Hi CTG,
How goes it?
Maybe I could put Deus Ex Machina in different way. As if to say that the characters are given a quest, like cast the one ring in the fiery depths of Mount Doom. Readers know that and they ultimate want to see it happening, but they don't see the twist. Golum gets the ring and takes it with him to the end. In there both accounts has been fulfilled. One was known from the beginning and one couldn't be seen happening.
This isn't deus ex machina, though. The fact that the plot had been carefully set up and that no-one but a post modern numpty would seriously doubt for more than one second that the ring would be destroyed is not the same thing. Frodo and Sam stood or fell by their choices. At the crucial moment, Frodo had a wobbler and Gollum had to finish the job, but by that time Gollum was an intrinsic part of the plot
and the resolution - he hadn't just been wheeled on at that moment to interfere with, and direct, the all-important final resolution.

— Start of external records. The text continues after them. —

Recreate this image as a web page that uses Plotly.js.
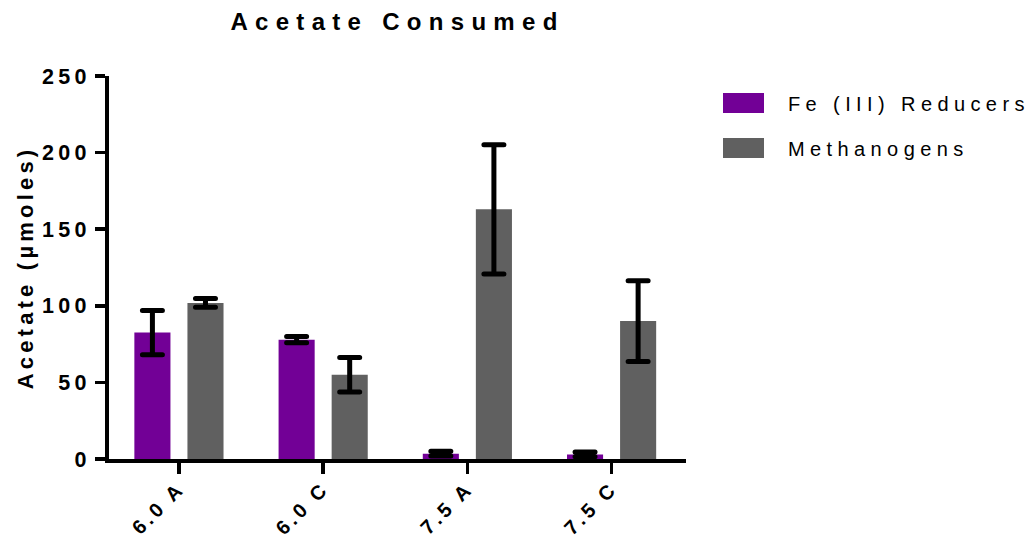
<!DOCTYPE html>
<html>
<head>
<meta charset="utf-8">
<script src="https://cdn.plot.ly/plotly-3.0.1.min.js"></script>
<style>
  html, body { margin: 0; padding: 0; background: #fff; }
  #chart { width: 1029px; height: 544px; }
  /* wide tracking used throughout the figure */
  .gtitle { letter-spacing: 7.3px; }
  .ytick text { letter-spacing: 4.3px; }
  .xtick text { letter-spacing: 3.5px; }
  .g-ytitle text { letter-spacing: 4.2px; }
  .annotation-text { letter-spacing: 5.4px; }
  .errorbar path { stroke-linecap: round; }
</style>
</head>
<body>
<div id="chart"></div>
<script>
// Acetate consumed per treatment (µmoles), mean ± error
const categories = ['6.0 A', '6.0 C', '7.5 A', '7.5 C'];
const seriesNames = ['Fe (III) Reducers', 'Methanogens'];
const feReducers = [82.5, 77.9, 3.5, 3.0];
const feReducersErr = [14.4, 2.1, 1.5, 1.5];
const methanogens = [101.9, 55.0, 163.0, 90.0];
const methanogensErr = [2.8, 11.2, 42.2, 26.4];
const seriesColors = ['#720096', '#606060'];
const yTickValues = [0, 50, 100, 150, 200, 250];

const FONT = 'Liberation Sans, Arial, Helvetica, sans-serif';

// plot-area geometry in pixels, used to place the hand-built legend
const W = 1029, H = 544;
const M = { l: 109, r: 343, t: 76, b: 85 };
const plotW = W - M.l - M.r, plotH = H - M.t - M.b;
const paperX = px => (px - M.l) / plotW;
const paperY = py => (H - M.b - py) / plotH;

const errStyle = { type: 'data', visible: true, color: '#000', thickness: 5, width: 10 };

const traces = [
  { name: seriesNames[0], values: feReducers, err: feReducersErr, color: seriesColors[0] },
  { name: seriesNames[1], values: methanogens, err: methanogensErr, color: seriesColors[1] }
].map(s => ({
  type: 'bar',
  name: s.name,
  x: categories,
  y: s.values,
  marker: { color: s.color, line: { width: 0 } },
  error_y: Object.assign({ array: s.err }, errStyle),
  hoverinfo: 'x+y+name',
  showlegend: false
}));

// legend: wide swatches with text beside them
const legendRows = [103, 148];
const shapes = seriesNames.map((n, i) => ({
  type: 'rect', xref: 'paper', yref: 'paper',
  x0: paperX(723), x1: paperX(764),
  y0: paperY(legendRows[i] + 10), y1: paperY(legendRows[i] - 10),
  fillcolor: seriesColors[i], line: { width: 0 }
}));
const annotations = seriesNames.map((n, i) => ({
  text: n, xref: 'paper', yref: 'paper',
  x: paperX(786), y: paperY(legendRows[i] + 1),
  xanchor: 'left', yanchor: 'middle', showarrow: false,
  font: { family: FONT, size: 20, color: '#000' }
}));

const layout = {
  width: W, height: H,
  margin: M,
  paper_bgcolor: '#fff', plot_bgcolor: '#fff',
  barmode: 'group', bargap: 0.264, bargroupgap: 0.32,
  showlegend: false,
  title: {
    text: 'Acetate Consumed',
    font: { family: FONT, size: 24, color: '#000', weight: 'bold' },
    xref: 'paper', x: 0.5, xanchor: 'center',
    yref: 'container', y: 1 - 22 / H, yanchor: 'middle'
  },
  xaxis: {
    type: 'category',
    range: [-0.485, 3.516],
    showline: true, linecolor: '#000', linewidth: 4,
    ticks: 'outside', ticklen: 11, tickwidth: 3.5, tickcolor: '#000',
    tickangle: -45, ticklabelstandoff: -5,
    tickfont: { family: FONT, size: 20, color: '#000', weight: 'bold' },
    showgrid: false, zeroline: false, fixedrange: true
  },
  yaxis: {
    range: [0, 250],
    tickvals: yTickValues,
    ticktext: yTickValues.map(String),
    showline: true, linecolor: '#000', linewidth: 4,
    ticks: 'outside', ticklen: 10, tickwidth: 3.5, tickcolor: '#000',
    tickfont: { family: FONT, size: 21.5, color: '#000', weight: 'bold' },
    title: {
      text: 'Acetate (µmoles)',
      font: { family: FONT, size: 22, color: '#000', weight: 'bold' },
      standoff: 3
    },
    showgrid: false, zeroline: false, fixedrange: true
  },
  shapes: shapes,
  annotations: annotations
};

Plotly.newPlot('chart', traces, layout, { displayModeBar: false, staticPlot: true });
</script>
</body>
</html>
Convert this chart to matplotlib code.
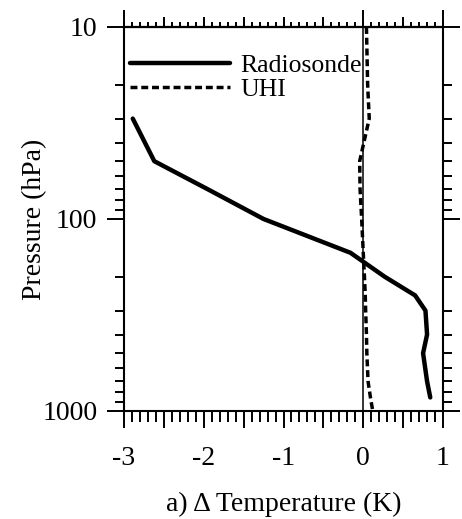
import matplotlib
matplotlib.use("Agg")
import matplotlib.pyplot as plt
import numpy as np
from matplotlib.ticker import FixedLocator, FuncFormatter

# radiosonde temperature difference profile
p_radio = [30, 50, 70, 100, 150, 200, 250, 300, 400, 500, 700, 850]
t_radio = [-2.89, -2.62, -1.95, -1.25, -0.16, 0.27, 0.65, 0.78, 0.80, 0.75, 0.80, 0.84]

# urban heat island profile
p_uhi = [10, 20, 30, 50, 70, 100, 150, 200, 250, 300, 400, 500, 700, 850, 925, 1000]
t_uhi = [0.04, 0.055, 0.075, -0.045, -0.04, -0.02, 0.0, 0.015, 0.025, 0.03, 0.04, 0.045, 0.06, 0.09, 0.105, 0.12]

p_ticks = [10, 100, 1000]
x_min, x_max = -3, 1

plt.rcParams['font.family'] = 'serif'
plt.rcParams['font.serif'] = ['Liberation Serif', 'DejaVu Serif']
fs_tick = 20
fs_lab = 20
fs_leg = 18.5

fig = plt.figure(figsize=(4.62, 5.19), dpi=100)
ax = fig.add_axes([0.2684, 0.2081, 0.6905, 0.7399])

ax.axvline(0, color='black', lw=1.1, zorder=1)
ax.plot(t_radio, p_radio, color='black', lw=3.2, solid_capstyle='round',
        solid_joinstyle='round', label='Radiosonde', zorder=3)
ax.plot(t_uhi, p_uhi, color='black', lw=2.5, linestyle=(0, (2.0, 1.1)),
        dash_capstyle='butt', label='UHI', zorder=2)

ax.set_yscale('log')
ax.set_ylim(1000, 10)
ax.set_xlim(x_min, x_max)

for s in ax.spines.values():
    s.set_linewidth(1.5)

# y axis: ticks both sides
ax.set_yticks(p_ticks)
ax.set_yticklabels([str(p) for p in p_ticks])
ax.tick_params(axis='y', which='major', direction='out', length=12.2, width=1.4,
               left=True, right=True, labelsize=fs_tick, pad=7)
ax.tick_params(axis='y', which='minor', direction='out', length=6.5, width=1.4,
               left=True, right=True)

# bottom x axis: long ticks every 0.5, short every 0.1, labels on integers
ax.xaxis.set_major_locator(FixedLocator(np.arange(x_min, x_max + 0.01, 0.5)))
ax.xaxis.set_minor_locator(FixedLocator(np.arange(x_min, x_max + 0.01, 0.1)))
ax.xaxis.set_major_formatter(FuncFormatter(
    lambda v, pos: '%d' % round(v) if abs(v - round(v)) < 1e-6 else ''))
ax.tick_params(axis='x', which='major', direction='out', length=12.2, width=1.4,
               bottom=True, top=False, labelsize=fs_tick, pad=13)
ax.tick_params(axis='x', which='minor', direction='out', length=7.9, width=1.4,
               bottom=True, top=False)

# top x axis: three tick levels
top1 = ax.secondary_xaxis('top')
top1.xaxis.set_major_locator(FixedLocator([x_min, 0, x_max]))
top1.xaxis.set_minor_locator(FixedLocator(np.arange(x_min, x_max + 0.01, 0.5)))
top1.tick_params(which='major', direction='out', length=12.2, width=1.4, labeltop=False)
top1.tick_params(which='minor', direction='out', length=7.2, width=1.4)
top1.spines['top'].set_linewidth(1.5)

top2 = ax.secondary_xaxis('top')
top2.xaxis.set_major_locator(FixedLocator(np.arange(x_min, x_max + 0.01, 0.1)))
top2.xaxis.set_minor_locator(FixedLocator([]))
top2.tick_params(which='major', direction='out', length=3.6, width=1.4, labeltop=False)
top2.spines['top'].set_linewidth(1.5)

ax.set_ylabel('Pressure (hPa)', fontsize=fs_lab)
ax.yaxis.set_label_coords(-0.24, 0.5)
ax.set_xlabel('a) \u0394 Temperature (K)', fontsize=fs_lab, labelpad=15)

ax.legend(loc='upper left', bbox_to_anchor=(0.019, 0.93), frameon=False,
          fontsize=fs_leg, handlelength=3.9, handletextpad=0.4, borderpad=0,
          borderaxespad=0, labelspacing=0.05)

fig.savefig('out.png', dpi=100)
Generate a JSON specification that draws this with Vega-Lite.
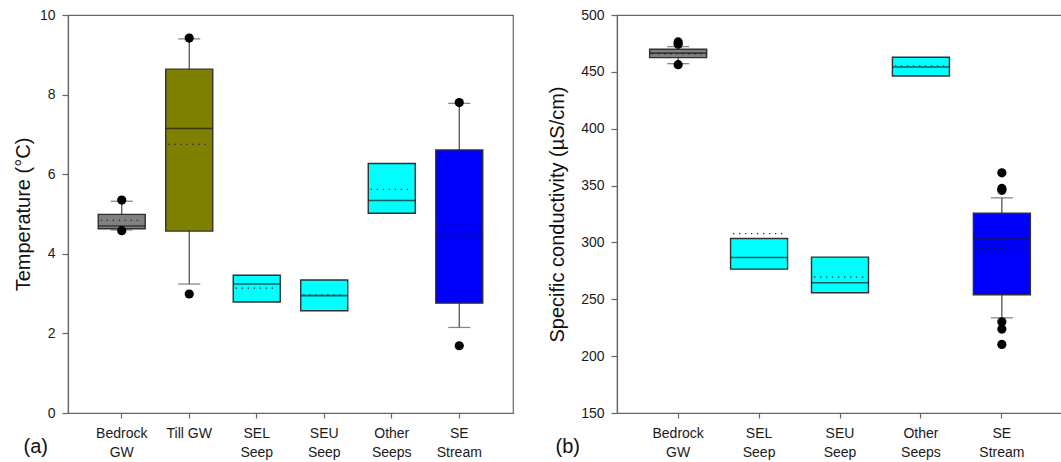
{
  "$schema": "https://vega.github.io/schema/vega-lite/v6.json",
  "background": "white",
  "padding": {"left": 12, "top": 7, "right": 0, "bottom": 0},
  "spacing": 33,
  "config": {
    "font": "Liberation Sans",
    "view": {"stroke": "#666666", "strokeWidth": 1.2},
    "axis": {
      "grid": false,
      "domainColor": "#666666",
      "domainWidth": 1.2,
      "tickColor": "#666666",
      "tickWidth": 1.2,
      "labelFont": "Liberation Sans",
      "labelFontSize": 14,
      "labelColor": "#1a1a1a",
      "titleFont": "Liberation Sans",
      "titleFontSize": 20,
      "titleFontWeight": "normal",
      "titleColor": "#111111"
    }
  },
  "datasets": {
    "tempBox": [
      {"group": "Bedrock GW", "q1": 4.63, "median": 4.70, "mean": 4.84, "q3": 4.99, "wlo": 4.60, "whi": 5.32},
      {"group": "Till GW", "q1": 4.57, "median": 7.15, "mean": 6.75, "q3": 8.64, "wlo": 3.24, "whi": 9.40},
      {"group": "SEL Seep", "q1": 2.79, "median": 3.24, "mean": 3.14, "q3": 3.46, "wlo": null, "whi": null},
      {"group": "SEU Seep", "q1": 2.57, "median": 2.95, "mean": 2.97, "q3": 3.34, "wlo": null, "whi": null},
      {"group": "Other Seeps", "q1": 5.02, "median": 5.34, "mean": 5.62, "q3": 6.27, "wlo": null, "whi": null},
      {"group": "SE Stream", "q1": 2.76, "median": 4.46, "mean": 4.75, "q3": 6.61, "wlo": 2.15, "whi": 7.78}
    ],
    "tempOut": [
      {"group": "Bedrock GW", "value": 5.35},
      {"group": "Bedrock GW", "value": 4.58},
      {"group": "Till GW", "value": 9.42},
      {"group": "Till GW", "value": 2.99},
      {"group": "SE Stream", "value": 7.80},
      {"group": "SE Stream", "value": 1.69}
    ],
    "condBox": [
      {"group": "Bedrock GW", "q1": 462.5, "median": 466.5, "mean": 465.8, "q3": 469.9, "wlo": 457.2, "whi": 472.2},
      {"group": "SEL Seep", "q1": 276.5, "median": 286.7, "mean": 307.8, "q3": 303.4, "wlo": null, "whi": null},
      {"group": "SEU Seep", "q1": 255.7, "median": 264.5, "mean": 269.5, "q3": 287.1, "wlo": null, "whi": null},
      {"group": "Other Seeps", "q1": 446.4, "median": 454.3, "mean": 455.2, "q3": 462.8, "wlo": null, "whi": null},
      {"group": "SE Stream", "q1": 254.0, "median": 304.0, "mean": 295.0, "q3": 325.7, "wlo": 233.7, "whi": 339.2}
    ],
    "condOut": [
      {"group": "Bedrock GW", "value": 476.3},
      {"group": "Bedrock GW", "value": 474.3},
      {"group": "Bedrock GW", "value": 456.3},
      {"group": "SE Stream", "value": 361.2},
      {"group": "SE Stream", "value": 347.5},
      {"group": "SE Stream", "value": 345.8},
      {"group": "SE Stream", "value": 230.2},
      {"group": "SE Stream", "value": 223.8},
      {"group": "SE Stream", "value": 210.3}
    ]
  },
  "hconcat": [
    {
      "width": 445,
      "height": 398,
      "encoding": {
        "x": {
          "field": "group",
          "type": "nominal",
          "scale": {"domain": ["Bedrock GW", "Till GW", "SEL Seep", "SEU Seep", "Other Seeps", "SE Stream"], "paddingInner": 0, "paddingOuter": 0.296},
          "axis": {
            "title": "(a)",
            "titleX": -45,
            "titleY": 33,
            "titleAlign": "left",
            "titleBaseline": "middle",
            "labelAngle": 0,
            "labelExpr": "datum.label == 'Till GW' ? datum.label : split(datum.label, ' ')",
            "labelLineHeight": 19,
            "labelPadding": 8,
            "tickSize": 5
          }
        }
      },
      "layer": [
        {
          "data": {"name": "tempBox"},
          "mark": {"type": "rule", "color": "#555555", "strokeWidth": 1.3},
          "encoding": {
            "y": {"field": "wlo", "type": "quantitative", "scale": {"domain": [0, 10], "nice": false, "zero": false},
              "axis": {"title": "Temperature (°C)", "values": [0, 2, 4, 6, 8, 10], "tickSize": 6, "labelPadding": 7, "titlePadding": 6}},
            "y2": {"field": "whi"}
          }
        },
        {
          "data": {"name": "tempBox"},
          "mark": {"type": "bar", "width": 47, "stroke": "#303030", "strokeWidth": 1.4},
          "encoding": {
            "y": {"field": "q1", "type": "quantitative"},
            "y2": {"field": "q3"},
            "color": {"field": "group", "type": "nominal", "legend": null,
              "scale": {"domain": ["Bedrock GW", "Till GW", "SEL Seep", "SEU Seep", "Other Seeps", "SE Stream"], "range": ["#808080", "#808000", "#00FFFF", "#00FFFF", "#00FFFF", "#0000FF"]}}
          }
        },
        {
          "data": {"name": "tempBox"},
          "mark": {"type": "tick", "size": 47, "thickness": 1.6, "color": "#1a1a1a"},
          "encoding": {"y": {"field": "median", "type": "quantitative"}}
        },
        {
          "data": {"name": "tempBox"},
          "mark": {"type": "rule", "color": "#222222", "strokeWidth": 1.2, "strokeDash": [1.2, 4.8], "xOffset": -21, "x2Offset": 21},
          "encoding": {"x2": {"field": "group"}, "y": {"field": "mean", "type": "quantitative"}}
        },
        {
          "data": {"name": "tempBox"},
          "mark": {"type": "tick", "size": 22, "thickness": 1.3, "color": "#555555"},
          "encoding": {"y": {"field": "whi", "type": "quantitative"}}
        },
        {
          "data": {"name": "tempBox"},
          "mark": {"type": "tick", "size": 22, "thickness": 1.3, "color": "#555555"},
          "encoding": {"y": {"field": "wlo", "type": "quantitative"}}
        },
        {
          "data": {"name": "tempOut"},
          "mark": {"type": "circle", "size": 85, "color": "black", "opacity": 1},
          "encoding": {"y": {"field": "value", "type": "quantitative"}}
        }
      ]
    },
    {
      "width": 446,
      "height": 398,
      "encoding": {
        "x": {
          "field": "group",
          "type": "nominal",
          "scale": {"domain": ["Bedrock GW", "SEL Seep", "SEU Seep", "Other Seeps", "SE Stream"], "paddingInner": 0, "paddingOuter": 0.2555},
          "axis": {
            "title": "(b)",
            "titleX": -62,
            "titleY": 33,
            "titleAlign": "left",
            "titleBaseline": "middle",
            "labelAngle": 0,
            "labelExpr": "split(datum.label, ' ')",
            "labelLineHeight": 19,
            "labelPadding": 8,
            "tickSize": 5
          }
        }
      },
      "layer": [
        {
          "data": {"name": "condBox"},
          "mark": {"type": "rule", "color": "#555555", "strokeWidth": 1.3},
          "encoding": {
            "y": {"field": "wlo", "type": "quantitative", "scale": {"domain": [150, 500], "nice": false, "zero": false},
              "axis": {"title": "Specific conductivity (µS/cm)", "values": [150, 200, 250, 300, 350, 400, 450, 500], "tickSize": 6, "labelPadding": 7, "titlePadding": 13}},
            "y2": {"field": "whi"}
          }
        },
        {
          "data": {"name": "condBox"},
          "mark": {"type": "bar", "width": 57, "stroke": "#303030", "strokeWidth": 1.4},
          "encoding": {
            "y": {"field": "q1", "type": "quantitative"},
            "y2": {"field": "q3"},
            "color": {"field": "group", "type": "nominal", "legend": null,
              "scale": {"domain": ["Bedrock GW", "Till GW", "SEL Seep", "SEU Seep", "Other Seeps", "SE Stream"], "range": ["#808080", "#808000", "#00FFFF", "#00FFFF", "#00FFFF", "#0000FF"]}}
          }
        },
        {
          "data": {"name": "condBox"},
          "mark": {"type": "tick", "size": 57, "thickness": 1.6, "color": "#1a1a1a"},
          "encoding": {"y": {"field": "median", "type": "quantitative"}}
        },
        {
          "data": {"name": "condBox"},
          "mark": {"type": "rule", "color": "#222222", "strokeWidth": 1.2, "strokeDash": [1.2, 4.8], "xOffset": -26, "x2Offset": 26},
          "encoding": {"x2": {"field": "group"}, "y": {"field": "mean", "type": "quantitative"}}
        },
        {
          "data": {"name": "condBox"},
          "mark": {"type": "tick", "size": 22, "thickness": 1.3, "color": "#555555"},
          "encoding": {"y": {"field": "whi", "type": "quantitative"}}
        },
        {
          "data": {"name": "condBox"},
          "mark": {"type": "tick", "size": 22, "thickness": 1.3, "color": "#555555"},
          "encoding": {"y": {"field": "wlo", "type": "quantitative"}}
        },
        {
          "data": {"name": "condOut"},
          "mark": {"type": "circle", "size": 85, "color": "black", "opacity": 1},
          "encoding": {"y": {"field": "value", "type": "quantitative"}}
        }
      ]
    }
  ]
}
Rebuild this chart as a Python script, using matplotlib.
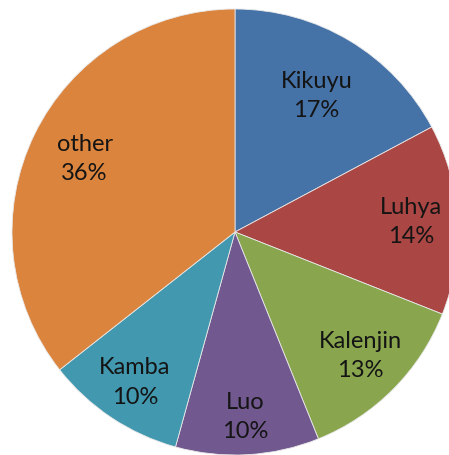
import matplotlib
matplotlib.use("Agg")
import matplotlib.pyplot as plt
import numpy as np

groups = ["Kikuyu", "Luhya", "Kalenjin", "Luo", "Kamba", "other"]
shares = [17.2, 13.8, 12.9, 10.4, 10.1, 35.6]
colors = ["#4572A7", "#AA4643", "#89A54E", "#71588F", "#4198AF", "#DB843D"]
label_r = [0.71, 0.79, 0.79, 0.83, 0.81, 0.75]

W, H = 449, 455
fig = plt.figure(figsize=(W / 100, H / 100), dpi=100)
ax = fig.add_axes([0, 0, 1, 1])
cx, cy, R = 235, 232, 223

wedges, _ = ax.pie(shares, colors=colors, startangle=90, counterclock=False,
                   radius=1.0, wedgeprops=dict(edgecolor="#e8e8e8", linewidth=0.6))
total = sum(shares)
for w, name, v, r in zip(wedges, groups, shares, label_r):
    mid = np.deg2rad((w.theta1 + w.theta2) / 2)
    x, y = r * np.cos(mid), r * np.sin(mid)
    ax.text(x, y, f"{name}\n{round(v / total * 100):.0f}%", ha="center", va="center",
            fontsize=17, family="Lato", color="#141414", linespacing=1.5)

ax.set_aspect("auto")
ax.set_xlim((0 - cx) / R, (W - cx) / R)
ax.set_ylim(-(H - cy) / R, cy / R)
ax.axis("off")
fig.savefig("out.png", dpi=100, facecolor="white")
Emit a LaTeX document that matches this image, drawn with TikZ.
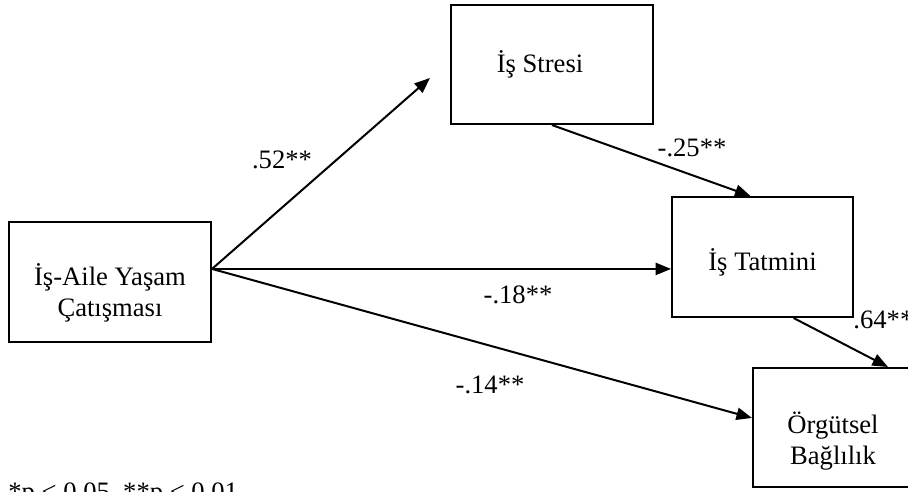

By way of contrast, the following outcomes
would have been deus ex machina:-
1. The LOTR Pedant Universal Whinge Resolution. As Frodo keels over on Mount Doom, Gwaihir the Windlord appears out of the mists, picks the ring up, drops it into the mountain and then goes home to eat some more rabbits.
2. The Older Forces are at Work Resolution. Right at the point that Frodo keels over, blue-hatted snake-oil vendor Tom Bombadil suddenly bounces up the mountain with a "hey derry whack fol diddle in the merry merry month of May, me hearties!" Confuscating the Nazgul with a series of tawdry card tricks and by magically producing toffees from behind his ear, Tom flicks the ring into the fire and then prances back down the slope like a superannuated fairy, no doubt twittering all the while about how "Goldberry is a-waiting."
3. The Hollywood Blockbuster Resolution. As Frodo keels over, a Great Hero with a Massive Gun (choose from an ageing actor in a vest, Will Smith with an enormous cigar or a detachment of US Marines) drops out of a Chinook, blasting the Nazgul with HE rounds and sassy one-liners. The Great Hero picks up the ring and, remembering some past agony (choose from the orcs killing his Dad, the Nazgul killing his son or Sauron furtling his goldfish), wipes away a tear and drop kicks the ring into the fire, whilst a hastily assembled cast of oppressed villagers whoop like a bunch of retarded baboons.